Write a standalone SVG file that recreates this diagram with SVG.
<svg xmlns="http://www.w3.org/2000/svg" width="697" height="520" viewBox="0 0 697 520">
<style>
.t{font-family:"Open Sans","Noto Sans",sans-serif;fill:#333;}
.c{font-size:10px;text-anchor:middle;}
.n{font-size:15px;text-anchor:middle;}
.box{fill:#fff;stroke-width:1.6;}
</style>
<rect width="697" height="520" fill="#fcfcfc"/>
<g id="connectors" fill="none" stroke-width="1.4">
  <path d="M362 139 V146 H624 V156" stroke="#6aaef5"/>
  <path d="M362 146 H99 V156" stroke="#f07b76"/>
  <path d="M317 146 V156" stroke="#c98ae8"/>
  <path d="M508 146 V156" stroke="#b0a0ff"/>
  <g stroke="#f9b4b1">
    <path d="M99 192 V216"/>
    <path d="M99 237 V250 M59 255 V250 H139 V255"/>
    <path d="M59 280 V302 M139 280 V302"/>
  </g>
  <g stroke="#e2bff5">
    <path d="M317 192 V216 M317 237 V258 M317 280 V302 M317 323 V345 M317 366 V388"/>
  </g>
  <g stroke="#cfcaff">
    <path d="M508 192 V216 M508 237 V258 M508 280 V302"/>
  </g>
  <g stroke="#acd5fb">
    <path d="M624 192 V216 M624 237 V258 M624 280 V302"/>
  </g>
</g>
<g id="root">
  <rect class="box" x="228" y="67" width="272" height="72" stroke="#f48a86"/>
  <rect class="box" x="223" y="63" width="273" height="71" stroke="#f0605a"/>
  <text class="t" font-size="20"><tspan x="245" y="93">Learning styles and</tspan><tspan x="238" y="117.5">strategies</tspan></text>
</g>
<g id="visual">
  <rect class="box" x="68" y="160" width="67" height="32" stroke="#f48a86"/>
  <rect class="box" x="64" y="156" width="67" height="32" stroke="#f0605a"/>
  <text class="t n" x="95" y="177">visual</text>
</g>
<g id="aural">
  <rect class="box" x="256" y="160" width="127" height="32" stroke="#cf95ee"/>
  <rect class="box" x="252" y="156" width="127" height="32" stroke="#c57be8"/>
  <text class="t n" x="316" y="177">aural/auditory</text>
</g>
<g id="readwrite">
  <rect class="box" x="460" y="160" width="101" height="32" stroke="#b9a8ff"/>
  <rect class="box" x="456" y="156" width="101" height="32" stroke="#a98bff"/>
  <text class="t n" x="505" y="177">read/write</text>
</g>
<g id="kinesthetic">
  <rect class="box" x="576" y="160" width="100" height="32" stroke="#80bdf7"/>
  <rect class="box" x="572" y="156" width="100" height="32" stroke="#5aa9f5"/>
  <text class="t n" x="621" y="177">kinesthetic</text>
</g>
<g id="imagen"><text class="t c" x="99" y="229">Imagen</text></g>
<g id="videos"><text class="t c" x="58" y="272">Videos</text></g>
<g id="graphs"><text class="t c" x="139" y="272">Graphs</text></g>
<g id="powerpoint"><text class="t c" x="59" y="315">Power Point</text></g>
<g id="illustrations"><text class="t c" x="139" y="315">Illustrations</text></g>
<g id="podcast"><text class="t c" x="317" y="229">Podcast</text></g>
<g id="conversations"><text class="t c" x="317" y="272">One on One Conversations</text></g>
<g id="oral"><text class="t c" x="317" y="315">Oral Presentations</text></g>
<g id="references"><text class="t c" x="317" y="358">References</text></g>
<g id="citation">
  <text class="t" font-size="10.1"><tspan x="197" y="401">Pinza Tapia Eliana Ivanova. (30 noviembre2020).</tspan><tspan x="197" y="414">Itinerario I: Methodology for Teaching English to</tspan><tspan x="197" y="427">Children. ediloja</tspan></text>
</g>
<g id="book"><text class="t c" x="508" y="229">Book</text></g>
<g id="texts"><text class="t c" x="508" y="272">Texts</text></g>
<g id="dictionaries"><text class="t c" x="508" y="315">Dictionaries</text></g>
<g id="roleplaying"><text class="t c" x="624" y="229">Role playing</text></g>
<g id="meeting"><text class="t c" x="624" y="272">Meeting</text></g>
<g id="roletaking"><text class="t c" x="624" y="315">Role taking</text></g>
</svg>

------------------------------------------------

EXERCISE OBJECTIVE:
Each line of the material above needs to be quoted exactly, please.

FINAL RESULT:
Write a standalone SVG file that recreates this diagram with SVG.
<svg xmlns="http://www.w3.org/2000/svg" width="697" height="520" viewBox="0 0 697 520">
<style>
.t{font-family:"Open Sans","Noto Sans",sans-serif;fill:#333;}
.c{font-size:10px;text-anchor:middle;}
.n{font-size:15px;text-anchor:middle;}
.box{fill:#fff;stroke-width:1.6;}
</style>
<rect width="697" height="520" fill="#fcfcfc"/>
<g id="connectors" fill="none" stroke-width="1.4">
  <path d="M362 139 V146 H624 V156" stroke="#6aaef5"/>
  <path d="M362 146 H99 V156" stroke="#f07b76"/>
  <path d="M317 146 V156" stroke="#c98ae8"/>
  <path d="M508 146 V156" stroke="#b0a0ff"/>
  <g stroke="#f9b4b1">
    <path d="M99 192 V216"/>
    <path d="M99 237 V250 M59 255 V250 H139 V255"/>
    <path d="M59 280 V302 M139 280 V302"/>
  </g>
  <g stroke="#e2bff5">
    <path d="M317 192 V216 M317 237 V258 M317 280 V302 M317 323 V345 M317 366 V388"/>
  </g>
  <g stroke="#cfcaff">
    <path d="M508 192 V216 M508 237 V258 M508 280 V302"/>
  </g>
  <g stroke="#acd5fb">
    <path d="M624 192 V216 M624 237 V258 M624 280 V302"/>
  </g>
</g>
<g id="root">
  <rect class="box" x="228" y="67" width="272" height="72" stroke="#f48a86"/>
  <rect class="box" x="223" y="63" width="273" height="71" stroke="#f0605a"/>
  <text class="t" font-size="20"><tspan x="245" y="93">Learning styles and</tspan><tspan x="238" y="117.5">strategies</tspan></text>
</g>
<g id="visual">
  <rect class="box" x="68" y="160" width="67" height="32" stroke="#f48a86"/>
  <rect class="box" x="64" y="156" width="67" height="32" stroke="#f0605a"/>
  <text class="t n" x="95" y="177">visual</text>
</g>
<g id="aural">
  <rect class="box" x="256" y="160" width="127" height="32" stroke="#cf95ee"/>
  <rect class="box" x="252" y="156" width="127" height="32" stroke="#c57be8"/>
  <text class="t n" x="316" y="177">aural/auditory</text>
</g>
<g id="readwrite">
  <rect class="box" x="460" y="160" width="101" height="32" stroke="#b9a8ff"/>
  <rect class="box" x="456" y="156" width="101" height="32" stroke="#a98bff"/>
  <text class="t n" x="505" y="177">read/write</text>
</g>
<g id="kinesthetic">
  <rect class="box" x="576" y="160" width="100" height="32" stroke="#80bdf7"/>
  <rect class="box" x="572" y="156" width="100" height="32" stroke="#5aa9f5"/>
  <text class="t n" x="621" y="177">kinesthetic</text>
</g>
<g id="imagen"><text class="t c" x="99" y="229">Imagen</text></g>
<g id="videos"><text class="t c" x="58" y="272">Videos</text></g>
<g id="graphs"><text class="t c" x="139" y="272">Graphs</text></g>
<g id="powerpoint"><text class="t c" x="59" y="315">Power Point</text></g>
<g id="illustrations"><text class="t c" x="139" y="315">Illustrations</text></g>
<g id="podcast"><text class="t c" x="317" y="229">Podcast</text></g>
<g id="conversations"><text class="t c" x="317" y="272">One on One Conversations</text></g>
<g id="oral"><text class="t c" x="317" y="315">Oral Presentations</text></g>
<g id="references"><text class="t c" x="317" y="358">References</text></g>
<g id="citation">
  <text class="t" font-size="10.1"><tspan x="197" y="401">Pinza Tapia Eliana Ivanova. (30 noviembre2020).</tspan><tspan x="197" y="414">Itinerario I: Methodology for Teaching English to</tspan><tspan x="197" y="427">Children. ediloja</tspan></text>
</g>
<g id="book"><text class="t c" x="508" y="229">Book</text></g>
<g id="texts"><text class="t c" x="508" y="272">Texts</text></g>
<g id="dictionaries"><text class="t c" x="508" y="315">Dictionaries</text></g>
<g id="roleplaying"><text class="t c" x="624" y="229">Role playing</text></g>
<g id="meeting"><text class="t c" x="624" y="272">Meeting</text></g>
<g id="roletaking"><text class="t c" x="624" y="315">Role taking</text></g>
</svg>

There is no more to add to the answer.